(Entries with chart source code)
......
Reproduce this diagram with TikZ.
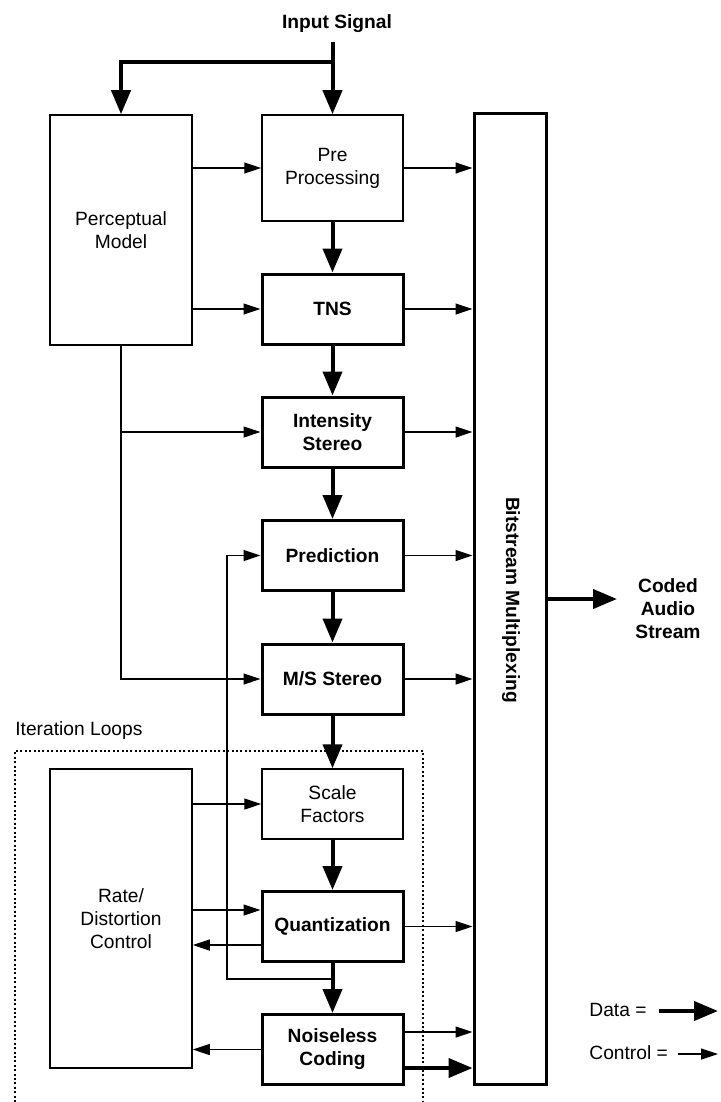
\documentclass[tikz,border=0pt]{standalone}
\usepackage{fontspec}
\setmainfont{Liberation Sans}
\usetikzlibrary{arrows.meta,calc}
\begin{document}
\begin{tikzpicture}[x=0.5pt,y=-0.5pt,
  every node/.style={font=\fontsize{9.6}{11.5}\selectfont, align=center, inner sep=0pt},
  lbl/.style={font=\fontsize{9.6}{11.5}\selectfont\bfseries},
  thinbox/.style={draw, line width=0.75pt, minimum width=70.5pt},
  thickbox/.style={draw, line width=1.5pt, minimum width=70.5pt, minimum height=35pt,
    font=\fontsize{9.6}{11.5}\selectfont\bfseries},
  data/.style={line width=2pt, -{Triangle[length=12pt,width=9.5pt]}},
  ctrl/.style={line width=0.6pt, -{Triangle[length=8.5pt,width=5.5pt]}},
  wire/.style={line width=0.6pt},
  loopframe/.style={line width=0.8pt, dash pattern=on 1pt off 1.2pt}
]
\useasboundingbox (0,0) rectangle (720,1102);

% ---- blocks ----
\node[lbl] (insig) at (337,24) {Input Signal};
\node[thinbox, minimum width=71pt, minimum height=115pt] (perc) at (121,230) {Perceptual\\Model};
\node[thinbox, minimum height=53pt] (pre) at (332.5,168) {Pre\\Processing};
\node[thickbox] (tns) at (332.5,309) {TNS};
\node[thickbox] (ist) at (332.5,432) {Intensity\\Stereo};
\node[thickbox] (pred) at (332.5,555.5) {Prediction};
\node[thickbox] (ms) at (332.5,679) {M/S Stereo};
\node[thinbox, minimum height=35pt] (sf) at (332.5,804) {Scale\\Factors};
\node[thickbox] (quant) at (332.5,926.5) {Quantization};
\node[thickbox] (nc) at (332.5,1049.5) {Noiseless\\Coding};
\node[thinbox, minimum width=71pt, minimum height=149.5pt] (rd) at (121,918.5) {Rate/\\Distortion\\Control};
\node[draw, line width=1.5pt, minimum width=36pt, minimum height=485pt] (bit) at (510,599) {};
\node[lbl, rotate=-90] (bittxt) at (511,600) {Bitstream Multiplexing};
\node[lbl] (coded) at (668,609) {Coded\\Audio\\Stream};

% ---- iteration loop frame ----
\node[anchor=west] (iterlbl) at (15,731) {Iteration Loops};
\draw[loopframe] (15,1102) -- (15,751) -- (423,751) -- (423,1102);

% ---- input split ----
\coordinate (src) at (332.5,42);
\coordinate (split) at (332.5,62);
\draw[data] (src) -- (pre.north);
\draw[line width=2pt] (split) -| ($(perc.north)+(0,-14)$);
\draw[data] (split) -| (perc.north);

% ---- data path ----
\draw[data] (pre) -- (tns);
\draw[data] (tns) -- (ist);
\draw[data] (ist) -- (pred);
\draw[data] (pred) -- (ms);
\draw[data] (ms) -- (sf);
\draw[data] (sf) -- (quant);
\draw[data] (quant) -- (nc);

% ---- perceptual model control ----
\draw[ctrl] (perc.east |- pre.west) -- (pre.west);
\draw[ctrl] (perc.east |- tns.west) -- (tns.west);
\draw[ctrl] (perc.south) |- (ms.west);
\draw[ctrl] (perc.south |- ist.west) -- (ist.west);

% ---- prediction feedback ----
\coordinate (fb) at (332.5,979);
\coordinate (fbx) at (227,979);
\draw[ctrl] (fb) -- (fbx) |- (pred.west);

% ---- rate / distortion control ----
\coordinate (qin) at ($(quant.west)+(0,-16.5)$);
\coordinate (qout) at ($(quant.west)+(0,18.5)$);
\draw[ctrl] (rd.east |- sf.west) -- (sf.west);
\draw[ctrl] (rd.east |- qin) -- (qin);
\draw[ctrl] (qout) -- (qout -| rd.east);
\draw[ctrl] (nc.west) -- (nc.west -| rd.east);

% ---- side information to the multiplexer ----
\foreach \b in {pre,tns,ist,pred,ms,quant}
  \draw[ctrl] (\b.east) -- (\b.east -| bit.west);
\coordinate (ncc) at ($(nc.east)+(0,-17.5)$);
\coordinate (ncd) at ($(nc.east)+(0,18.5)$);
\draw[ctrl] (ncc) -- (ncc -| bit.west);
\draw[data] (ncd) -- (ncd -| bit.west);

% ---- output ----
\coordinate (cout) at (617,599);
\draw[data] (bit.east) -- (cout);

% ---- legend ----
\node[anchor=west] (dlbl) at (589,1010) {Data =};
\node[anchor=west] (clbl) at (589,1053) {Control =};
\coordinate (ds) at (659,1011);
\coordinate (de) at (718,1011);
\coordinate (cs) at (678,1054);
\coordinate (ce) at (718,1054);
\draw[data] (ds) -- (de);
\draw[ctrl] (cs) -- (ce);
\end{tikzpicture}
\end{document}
......
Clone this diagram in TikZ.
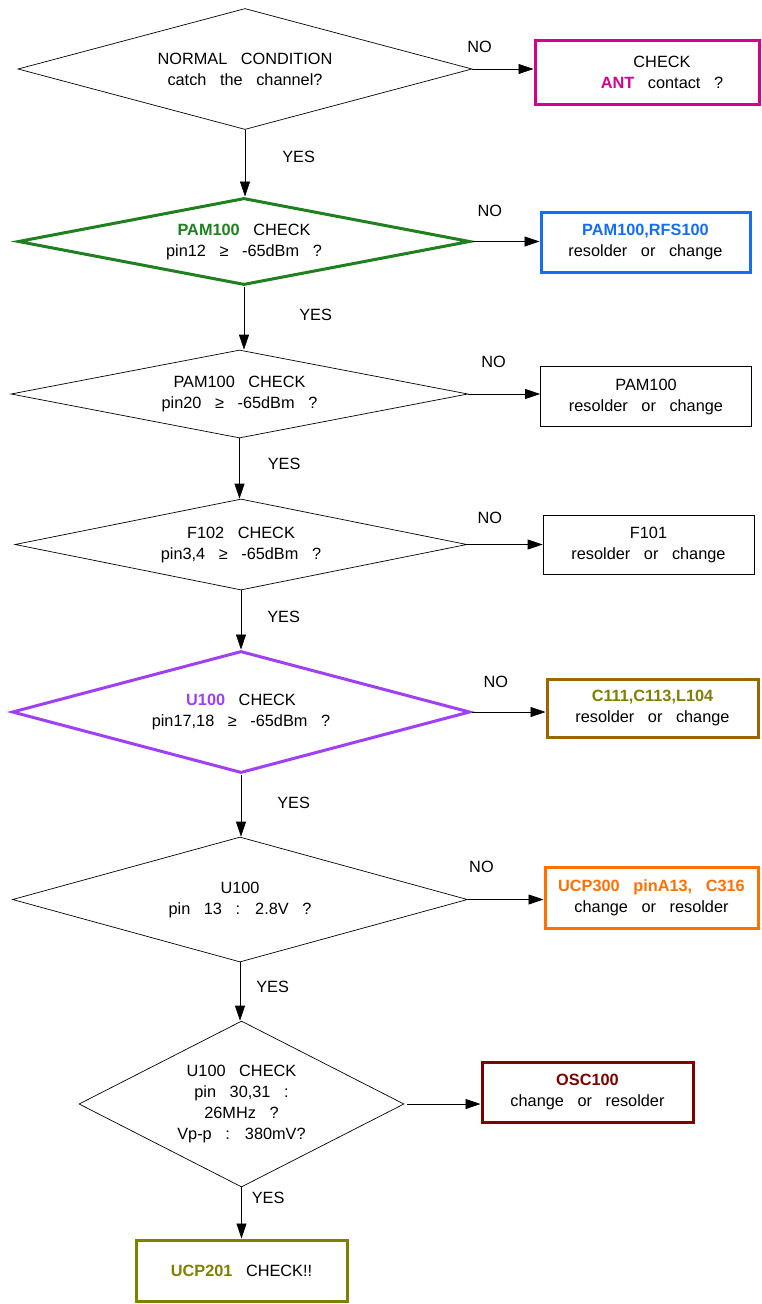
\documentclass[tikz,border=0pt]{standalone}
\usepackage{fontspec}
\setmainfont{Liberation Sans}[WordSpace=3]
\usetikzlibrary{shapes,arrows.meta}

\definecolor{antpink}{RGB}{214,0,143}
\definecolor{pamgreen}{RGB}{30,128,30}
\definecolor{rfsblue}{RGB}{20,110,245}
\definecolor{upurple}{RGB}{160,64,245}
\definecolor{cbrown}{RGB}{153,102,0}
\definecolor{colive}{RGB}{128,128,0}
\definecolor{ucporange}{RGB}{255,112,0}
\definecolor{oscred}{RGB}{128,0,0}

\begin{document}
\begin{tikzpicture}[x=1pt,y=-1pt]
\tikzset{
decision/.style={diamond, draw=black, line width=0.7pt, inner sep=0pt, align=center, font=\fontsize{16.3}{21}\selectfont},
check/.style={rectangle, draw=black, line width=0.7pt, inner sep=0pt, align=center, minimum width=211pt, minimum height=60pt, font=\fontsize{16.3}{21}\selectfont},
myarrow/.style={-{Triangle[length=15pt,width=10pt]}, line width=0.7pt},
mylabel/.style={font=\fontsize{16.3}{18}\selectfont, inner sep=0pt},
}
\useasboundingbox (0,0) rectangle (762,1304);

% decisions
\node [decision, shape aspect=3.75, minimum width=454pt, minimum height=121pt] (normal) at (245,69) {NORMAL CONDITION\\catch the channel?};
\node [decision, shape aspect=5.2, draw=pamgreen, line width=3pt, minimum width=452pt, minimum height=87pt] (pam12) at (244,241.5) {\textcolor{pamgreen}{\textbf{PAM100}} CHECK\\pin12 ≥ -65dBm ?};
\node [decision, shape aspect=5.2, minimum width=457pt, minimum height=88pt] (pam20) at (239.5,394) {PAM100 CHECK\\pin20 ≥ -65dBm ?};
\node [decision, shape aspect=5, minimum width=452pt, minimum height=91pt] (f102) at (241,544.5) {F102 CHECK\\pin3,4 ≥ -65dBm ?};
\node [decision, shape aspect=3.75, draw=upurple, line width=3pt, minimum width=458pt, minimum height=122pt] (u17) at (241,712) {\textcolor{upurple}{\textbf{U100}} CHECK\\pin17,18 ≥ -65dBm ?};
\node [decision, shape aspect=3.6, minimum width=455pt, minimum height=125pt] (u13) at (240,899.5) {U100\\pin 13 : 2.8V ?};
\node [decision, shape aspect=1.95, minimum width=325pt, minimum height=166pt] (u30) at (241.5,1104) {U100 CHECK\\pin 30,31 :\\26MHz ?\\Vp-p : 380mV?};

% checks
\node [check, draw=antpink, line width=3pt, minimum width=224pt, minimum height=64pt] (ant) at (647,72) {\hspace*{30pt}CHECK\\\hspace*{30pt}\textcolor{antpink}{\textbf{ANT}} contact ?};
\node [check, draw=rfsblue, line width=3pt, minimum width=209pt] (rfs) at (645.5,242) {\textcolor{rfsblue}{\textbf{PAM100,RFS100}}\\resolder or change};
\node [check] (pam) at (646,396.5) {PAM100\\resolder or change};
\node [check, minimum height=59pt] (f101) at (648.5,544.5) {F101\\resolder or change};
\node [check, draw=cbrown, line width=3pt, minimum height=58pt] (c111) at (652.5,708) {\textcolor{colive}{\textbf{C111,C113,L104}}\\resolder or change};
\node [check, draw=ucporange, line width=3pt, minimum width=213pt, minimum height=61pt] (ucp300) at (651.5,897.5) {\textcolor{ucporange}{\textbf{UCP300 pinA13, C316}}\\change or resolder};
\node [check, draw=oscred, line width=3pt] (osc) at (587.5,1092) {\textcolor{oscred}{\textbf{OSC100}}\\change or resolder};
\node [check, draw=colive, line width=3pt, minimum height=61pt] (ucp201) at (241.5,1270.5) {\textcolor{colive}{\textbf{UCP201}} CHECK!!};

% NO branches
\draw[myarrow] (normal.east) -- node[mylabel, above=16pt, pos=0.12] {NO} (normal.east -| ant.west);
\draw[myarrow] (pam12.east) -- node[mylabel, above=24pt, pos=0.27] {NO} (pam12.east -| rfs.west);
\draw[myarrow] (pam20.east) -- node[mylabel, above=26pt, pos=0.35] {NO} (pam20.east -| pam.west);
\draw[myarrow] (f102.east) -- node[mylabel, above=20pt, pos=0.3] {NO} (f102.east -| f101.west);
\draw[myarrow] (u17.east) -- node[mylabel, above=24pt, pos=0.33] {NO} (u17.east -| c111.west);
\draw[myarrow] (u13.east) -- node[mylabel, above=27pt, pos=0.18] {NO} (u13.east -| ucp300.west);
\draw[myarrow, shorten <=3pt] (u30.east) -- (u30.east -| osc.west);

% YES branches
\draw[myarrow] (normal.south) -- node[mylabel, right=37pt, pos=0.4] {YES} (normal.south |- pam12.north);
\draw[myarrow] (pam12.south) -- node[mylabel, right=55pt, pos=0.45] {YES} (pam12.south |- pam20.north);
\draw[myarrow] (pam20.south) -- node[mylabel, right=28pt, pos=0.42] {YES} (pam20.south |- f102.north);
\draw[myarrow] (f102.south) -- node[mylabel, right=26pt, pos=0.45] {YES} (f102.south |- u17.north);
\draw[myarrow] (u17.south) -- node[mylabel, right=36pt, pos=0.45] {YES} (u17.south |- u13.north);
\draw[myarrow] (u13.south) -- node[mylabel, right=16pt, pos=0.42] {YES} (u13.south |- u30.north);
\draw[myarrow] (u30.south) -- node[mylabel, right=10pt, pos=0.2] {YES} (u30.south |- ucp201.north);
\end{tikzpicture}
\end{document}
......
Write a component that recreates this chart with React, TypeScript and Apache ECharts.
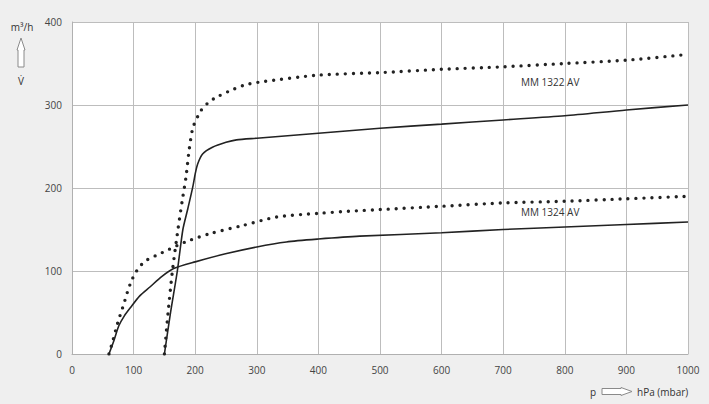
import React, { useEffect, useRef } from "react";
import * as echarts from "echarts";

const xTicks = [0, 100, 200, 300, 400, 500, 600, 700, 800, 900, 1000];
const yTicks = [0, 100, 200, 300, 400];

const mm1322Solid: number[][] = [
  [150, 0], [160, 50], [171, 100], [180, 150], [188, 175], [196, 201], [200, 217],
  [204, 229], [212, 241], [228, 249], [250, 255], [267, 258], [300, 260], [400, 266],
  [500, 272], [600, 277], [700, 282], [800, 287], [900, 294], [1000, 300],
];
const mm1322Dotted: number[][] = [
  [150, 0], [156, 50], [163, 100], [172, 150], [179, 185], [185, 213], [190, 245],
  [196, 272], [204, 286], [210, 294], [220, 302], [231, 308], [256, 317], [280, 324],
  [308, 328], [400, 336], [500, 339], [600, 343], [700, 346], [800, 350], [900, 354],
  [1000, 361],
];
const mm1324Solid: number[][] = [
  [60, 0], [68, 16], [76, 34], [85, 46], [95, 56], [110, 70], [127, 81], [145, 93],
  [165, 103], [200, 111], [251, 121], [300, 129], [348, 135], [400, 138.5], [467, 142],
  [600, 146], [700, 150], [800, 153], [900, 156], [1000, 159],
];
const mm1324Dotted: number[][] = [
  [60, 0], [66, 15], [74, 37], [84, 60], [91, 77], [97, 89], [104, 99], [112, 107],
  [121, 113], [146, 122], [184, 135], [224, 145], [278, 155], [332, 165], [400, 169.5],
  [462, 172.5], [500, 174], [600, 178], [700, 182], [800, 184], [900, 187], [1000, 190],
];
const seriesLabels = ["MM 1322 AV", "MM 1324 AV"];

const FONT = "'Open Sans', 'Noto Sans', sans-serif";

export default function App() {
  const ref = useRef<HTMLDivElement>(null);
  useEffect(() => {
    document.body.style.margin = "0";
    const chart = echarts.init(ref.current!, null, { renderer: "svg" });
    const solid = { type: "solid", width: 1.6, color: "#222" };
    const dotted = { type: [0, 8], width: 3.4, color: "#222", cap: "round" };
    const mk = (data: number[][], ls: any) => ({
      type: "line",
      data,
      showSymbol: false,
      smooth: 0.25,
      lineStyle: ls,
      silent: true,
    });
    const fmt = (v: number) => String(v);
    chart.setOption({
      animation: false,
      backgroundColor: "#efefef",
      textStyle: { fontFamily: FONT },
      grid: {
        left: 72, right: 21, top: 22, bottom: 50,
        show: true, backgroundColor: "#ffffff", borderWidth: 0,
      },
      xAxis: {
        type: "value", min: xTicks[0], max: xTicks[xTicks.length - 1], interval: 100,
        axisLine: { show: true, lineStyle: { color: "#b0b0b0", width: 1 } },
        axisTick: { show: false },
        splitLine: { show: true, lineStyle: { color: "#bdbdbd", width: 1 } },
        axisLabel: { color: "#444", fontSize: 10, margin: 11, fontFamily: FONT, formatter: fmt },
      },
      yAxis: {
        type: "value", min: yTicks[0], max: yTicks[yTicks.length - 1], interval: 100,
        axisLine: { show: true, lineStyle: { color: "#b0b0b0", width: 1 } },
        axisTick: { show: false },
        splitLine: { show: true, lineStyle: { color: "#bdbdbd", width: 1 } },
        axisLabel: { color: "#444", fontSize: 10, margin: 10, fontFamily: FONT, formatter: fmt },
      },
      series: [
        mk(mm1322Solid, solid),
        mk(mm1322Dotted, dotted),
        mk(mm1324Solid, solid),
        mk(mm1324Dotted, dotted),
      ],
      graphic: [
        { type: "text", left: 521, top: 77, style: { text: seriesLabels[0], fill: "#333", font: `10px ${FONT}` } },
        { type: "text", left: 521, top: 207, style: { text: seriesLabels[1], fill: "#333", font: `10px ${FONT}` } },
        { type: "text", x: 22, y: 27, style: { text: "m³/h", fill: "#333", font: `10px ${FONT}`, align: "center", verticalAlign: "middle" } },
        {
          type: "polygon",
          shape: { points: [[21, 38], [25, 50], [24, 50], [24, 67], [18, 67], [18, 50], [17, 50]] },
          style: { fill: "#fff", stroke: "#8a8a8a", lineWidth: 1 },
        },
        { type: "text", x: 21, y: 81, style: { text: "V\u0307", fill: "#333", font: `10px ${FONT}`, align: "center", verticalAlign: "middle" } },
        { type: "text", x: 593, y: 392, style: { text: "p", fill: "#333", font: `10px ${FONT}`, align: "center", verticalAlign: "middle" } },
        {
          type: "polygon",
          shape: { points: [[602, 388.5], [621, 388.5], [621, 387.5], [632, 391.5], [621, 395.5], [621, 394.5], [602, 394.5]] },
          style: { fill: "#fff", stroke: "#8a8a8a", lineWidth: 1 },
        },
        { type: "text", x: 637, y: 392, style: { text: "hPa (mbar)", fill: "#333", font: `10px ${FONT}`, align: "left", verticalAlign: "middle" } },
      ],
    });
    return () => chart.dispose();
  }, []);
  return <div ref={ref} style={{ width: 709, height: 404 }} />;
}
......
Quote exactly what appears from the line containing "Write a component" through the line containing "const yTicks = [0, 100, 200, 300, 400];", both included, except for the pictures, and nothing more.

Write a component that recreates this chart with React, TypeScript and Apache ECharts.
import React, { useEffect, useRef } from "react";
import * as echarts from "echarts";

const xTicks = [0, 100, 200, 300, 400, 500, 600, 700, 800, 900, 1000];
const yTicks = [0, 100, 200, 300, 400];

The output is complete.